Property Rights After Horne
ABSTRACT: This Article analyzes the Supreme Court’s 2015 decision in Horne v. Department of Agriculture, which extended to personal property rules regarding “physical takings” previously applicable only to real property. It considers how the majority and other opinions in Horne relate to substantive and procedural issues in regulatory takings jurisprudence. In particular, the Article asserts that Horne, in tandem with the Court’s 2013 decision in Koontz v. St. Johns County Water Management District, may be a basis for rectifying problems resulting from complexities emanating from Penn Central Transportation Co. v. City of New York and other takings doctrines.
In Horne v.

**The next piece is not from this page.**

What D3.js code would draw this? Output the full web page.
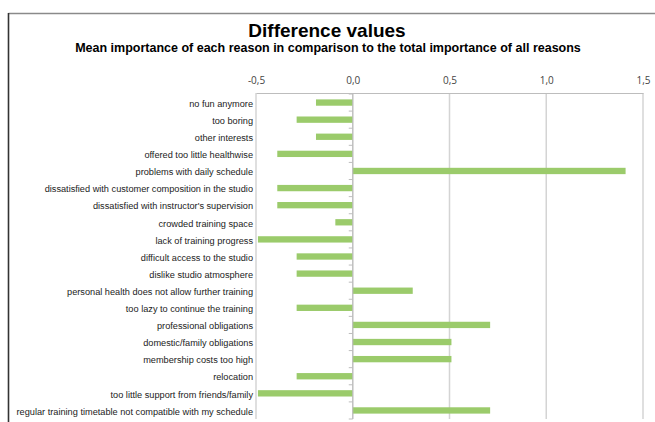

Department of Agriculture,1 the U. S. Supreme Court held that government appropriation of personal property violates the Fifth Amendment’s Takings Clause.2 As Chief Justice Roberts pithily noted for the Court, “The Government has a categorical duty to pay just compensation when it takes your car, just as when it takes your house.”3 While that basic principle apparently enjoyed unanimous support,4 the Court’s opinion broke no other ground. Taken together, the Justices’ four opinions revisited troubled aspects of the Court’s takings jurisprudence and presaged its need to revisit fundamental issues long unresolved.
This Article analyzes Horne in the context of possible future developments in takings law. It asserts that, in conjunction with other recent property rights cases, Horne demonstrates the Court’s enhanced receptivity to arguments that takings jurisprudence has become too encrusted with procedural snares and is too conceptually convoluted.
While Horne applied the Court’s precedents, distinguishing physical from regulatory takings to personal property, I assert that its ultimate importance for both takings and unconstitutional exactions law might be in decreasing reliance upon rigid multi-factor tests and multi-pronged analysis and increasing faithfulness to the Court’s admonition in Armstrong v. United States5 that, “The Fifth Amendment’s guarantee that private property shall not be taken for a public use without just compensation was designed to bar Government from forcing some people alone to bear public burdens which, in all fairness and justice, should be borne by the public as a whole.”